I remember when our local bootlegger first got the Corey/Shannon onehole match. The whole room bought a copy of the match. The years blend together for me now, but I guess this was about 10 years ago. Anyway, almost all the one pocket players in our room (and our room was a big one hole room), tried fooling around with the break. Some took it more seriously than others, but almost everyone did it for a few days as a novelty.
All the players eventually gave up on it. The A players probably tried it once or twice, and saw how dumb it was and never tried it again. The B and C players were the one’s who fooled around with it the longest, for a week or two, before even they realized its risk is simply NOT worth the reward in the long run.

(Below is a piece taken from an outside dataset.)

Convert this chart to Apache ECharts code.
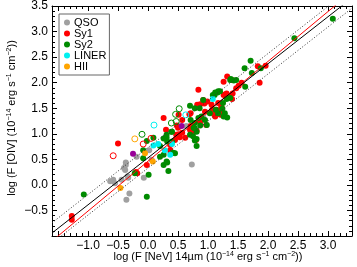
<!DOCTYPE html>
<html><head><meta charset="utf-8">
<script src="https://cdn.jsdelivr.net/npm/echarts@6/dist/echarts.min.js"></script>
<style>html,body{margin:0;padding:0;background:#fff}#c{width:357px;height:267px}</style>
</head><body><div id="c"></div>
<script>
// ---- data (log F[NeV] 14um, log F[OIV]) ----
const qso = [[-0.63,0.07],[-0.55,0.03],[-0.58,0.10],[-0.44,0.10],[-0.34,0.17],[-0.33,0.14],
  [-0.37,0.44],[-0.37,0.39],[-0.40,0.33],[-0.38,0.29],[-0.31,-0.17],[-0.36,-0.29],
  [-0.19,0.55],[-0.07,0.14],[0.06,0.49],[0.02,0.68],[0.73,0.40],[0.64,1.15],[0.92,1.34]];
const sy1 = [[-1.27,-0.61],[-1.27,-0.68],[-0.50,0.81],[-0.20,0.25],[-0.18,0.23],[-0.02,0.39],
  [0.26,1.31],[0.84,1.86],[0.51,1.37],[0.71,1.40],[0.82,1.57],[0.87,1.58],[0.99,1.63],
  [1.26,2.02],[1.32,2.12],[1.51,1.94],[1.47,1.89],[1.26,1.76],[1.28,1.77],[1.31,1.79],[1.41,1.79],
  [1.83,2.32],[1.96,2.33],[1.86,2.00],[1.40,2.05],[1.56,2.00],[0.94,1.59],[0.92,1.66],[1.33,1.73],[1.40,1.68],
  [1.07,1.47],[0.97,1.17],[0.87,1.23],[0.70,1.08],[0.57,1.02],[0.47,0.98],[0.62,0.92],[0.77,1.04],
  [0.50,1.12],[0.37,0.78],[0.95,1.43],[0.80,0.88],[0.57,1.27],[0.30,1.08],[0.37,0.68],[0.45,0.88],
  [0.51,0.99],[0.53,0.93],[0.48,1.16],[0.71,1.15],[1.06,1.57],[1.17,1.60],[1.20,1.45],[1.23,1.50],
  [1.10,1.38],[1.14,1.47],[1.21,1.37],[1.12,1.34],[1.22,1.53],[0.69,1.38],[0.86,1.24],[0.72,1.04],[0.81,1.06]];
const sy2 = [[-1.07,-0.19],[3.08,3.25],[2.44,2.87],[1.71,2.43],[1.61,2.28],[1.73,2.19],[1.88,2.28],[1.62,1.92],
  [1.38,2.07],[1.43,2.04],[1.47,2.05],[1.37,2.05],[1.17,1.83],[1.11,1.76],[1.31,1.68],[1.25,1.60],
  [1.20,1.83],[1.37,1.70],[1.08,1.76],[1.12,1.81],[1.16,1.81],[0.70,1.55],[0.78,1.50],[0.92,1.66],[0.86,1.50],
  [0.75,0.95],[0.81,0.90],[0.78,0.87],[0.81,0.76],[-0.02,-0.23],[-0.22,0.23],[0.01,0.20],[-0.08,0.68],
  [-0.02,0.86],[-0.08,0.52],[0.26,0.39],[0.32,0.44],[0.34,0.27],[0.71,1.27],[0.78,1.21],[0.84,1.31],
  [0.87,1.16],[0.76,1.12],[0.95,1.27],[0.98,1.17],[0.89,1.34],[1.03,1.40],[1.13,1.47],[1.17,1.40],
  [1.24,1.49],[1.28,1.40],[1.26,1.34],[1.32,1.32],[0.45,0.62],[0.26,0.59],[0.20,0.55],[0.39,1.04],
  [0.31,0.98],[0.26,0.91],[0.32,0.85],[0.70,0.98],[0.81,1.04],[0.78,1.11],[0.09,0.92],[0.20,0.76],
  [0.31,0.92],[0.31,0.46],[0.42,0.63],[0.40,0.85],[0.40,1.04]];
const liner = [[1.08,1.68],[0.09,0.77],[0.17,0.80],[0.28,0.68],[0.37,0.59],[0.40,0.80]];
const hii = [[-0.46,-0.06],[-0.05,0.62],[0.08,0.46]];
const other = [[-0.25,0.61],[0.56,1.15]];
const sy1Open = [[-0.58,0.57],[-0.08,0.80],[0.05,0.91]];
const sy2Open = [[-0.10,0.99],[0.52,1.49],[0.46,1.38],[0.39,1.21],[0.47,1.24]];
const linerOpen = [[0.10,1.17],[0.63,1.37]];
const hiiOpen = [[-0.22,0.90]];
// fitted relations (endpoints at the axis limits)
const fitBlack = [[-1.6,-0.942],[3.4,3.658]];
const fitRed = [[-1.6,-1.098],[3.4,3.782]];
const bandUpper = [[-1.6,-0.742],[3.4,3.858]];
const bandLower = [[-1.6,-1.142],[3.4,3.458]];
// ticks
const xMajor = [-1.5,-1.0,-0.5,0,0.5,1.0,1.5,2.0,2.5,3.0];
const xLabelVals = [-1.0,-0.5,0,0.5,1.0,1.5,2.0,2.5,3.0];
const yMajor = [-1.0,-0.5,0,0.5,1.0,1.5,2.0,2.5,3.0,3.5];
const yLabelVals = [-0.5,0,0.5,1.0,1.5,2.0,2.5,3.0,3.5];
const X_MIN=-1.6, X_MAX=3.4, Y_MIN=-1.0, Y_MAX=3.5;

function minors(a,b){const r=[];for(let v=Math.round(a*10);v<=Math.round(b*10);v++)r.push(v/10);return r;}
const xMinor = minors(X_MIN,X_MAX), yMinor = minors(Y_MIN,Y_MAX);
const FONT = "'Liberation Sans', Arial, sans-serif";
const fmt = v => (v<0?'\u2212':'') + Math.abs(v).toFixed(1);

function axis(kind, pos, ticks, len, labels, line){
  const isX = kind==='x';
  return {
    type:'value', position:pos, min:isX?X_MIN:Y_MIN, max:isX?X_MAX:Y_MAX,
    axisLine:{show:line, onZero:false, lineStyle:{color:'#000',width:1}},
    axisTick:{show:true, inside:true, length:len, customValues:ticks, lineStyle:{color:'#000',width:1}},
    axisLabel:{show:!!labels, customValues:labels||[], formatter:fmt, color:'#000', fontSize:12,
               fontFamily:FONT, margin:4},
    splitLine:{show:false}
  };
}
const xAxes=[axis('x','bottom',xMajor,5,xLabelVals,true),axis('x','bottom',xMinor,3,null,false),
             axis('x','top',xMajor,5,null,true),axis('x','top',xMinor,3,null,false)];
const yAxes=[axis('y','left',yMajor,5,yLabelVals,true),axis('y','left',yMinor,3,null,false),
             axis('y','right',yMajor,5,null,true),axis('y','right',yMinor,3,null,false)];

const filled=(name,data,color)=>({name,type:'scatter',data,symbol:'circle',symbolSize:6,
  itemStyle:{color,opacity:1},z:3,animation:false});
const open=(name,data,color)=>({name,type:'scatter',data,symbol:'circle',symbolSize:6,
  itemStyle:{color:'rgba(0,0,0,0)',borderColor:color,borderWidth:1,opacity:1},z:3,animation:false});
const line=(name,data,color,type)=>({name,type:'line',data,symbol:'none',clip:true,z:5,animation:false,
  lineStyle:{color,width:1,type},silent:true});

const C={qso:'#a0a0a0',sy1:'#ff0000',sy2:'#008b00',liner:'#00f0f0',hii:'#ffa500',other:'#990099'};
const chart=echarts.init(document.getElementById('c'),null,{renderer:'canvas'});
chart.setOption({
  animation:false,
  grid:{left:52,right:5,top:6,bottom:31,containLabel:false},
  xAxis:xAxes, yAxis:yAxes,
  legend:{data:['QSO','Sy1','Sy2','LINER','HII'],orient:'vertical',left:59,top:14,
    icon:'circle',itemWidth:6,itemHeight:6,itemGap:0,
    padding:[3,3,3,5],borderColor:'#666',borderWidth:1,backgroundColor:'#fff',
    textStyle:{fontSize:11,lineHeight:10.3,fontFamily:FONT,color:'#000',padding:[0,0,0,-1]},selectedMode:false},
  graphic:[
    {type:'text',x:208,y:257,style:{text:'{n|log (F [NeV] 14\u00b5m (10}{s|\u221214}{n| erg s}{s|\u22121}{n| cm}{s|\u22122}{n|))}',
      align:'center',verticalAlign:'middle',fill:'#000',
      rich:{n:{fontSize:11,fontFamily:FONT,lineHeight:13},s:{fontSize:7,fontFamily:FONT,lineHeight:8,verticalAlign:'top'}}}},
    {type:'text',x:12,y:118,rotation:Math.PI/2,style:{text:'{n|log (F [OIV] (10}{s|\u221214}{n| erg s}{s|\u22121}{n| cm}{s|\u22122}{n|))}',
      align:'center',verticalAlign:'middle',fill:'#000',
      rich:{n:{fontSize:11,fontFamily:FONT,lineHeight:13},s:{fontSize:7,fontFamily:FONT,lineHeight:8,verticalAlign:'top'}}}}
  ],
  series:[
    filled('QSO',qso,C.qso), filled('Sy1',sy1,C.sy1), filled('Sy2',sy2,C.sy2),
    filled('LINER',liner,C.liner), filled('HII',hii,C.hii), filled('other',other,C.other),
    open('Sy1 open',sy1Open,C.sy1), open('Sy2 open',sy2Open,C.sy2),
    open('LINER open',linerOpen,C.liner), open('HII open',hiiOpen,C.hii),
    line('band+',bandUpper,'#333',[1,2]), line('band-',bandLower,'#333',[1,2]),
    line('fit red',fitRed,'#ff0000','solid'), line('fit',fitBlack,'#000','solid')
  ]
});
</script></body></html>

There was ONE player, however, who TILL THIS DAY, still uses the corey break. Now, this guy shoots JAM UP, like an open level player. But he is DUMB, DUMB, DUMB. He can’t beat anyone playing onehole or 9 ball, even strong B players. Yet, he INSISTS this break is good. Year after year I watch this guy play the room regulars, who range from B to Open players. He keeps using Corey’s break, and keeps selling it out half the time. He just never learns. And believe me when I say he has practiced this break tons, and he can do anything he wants with the cueball.
So here is an example, although extreme, of a player from the same room as Corey, idolizes Corey, copied his break, probably even hits it better than Corey does, and 10 years later still uses it, failing to ever win with it.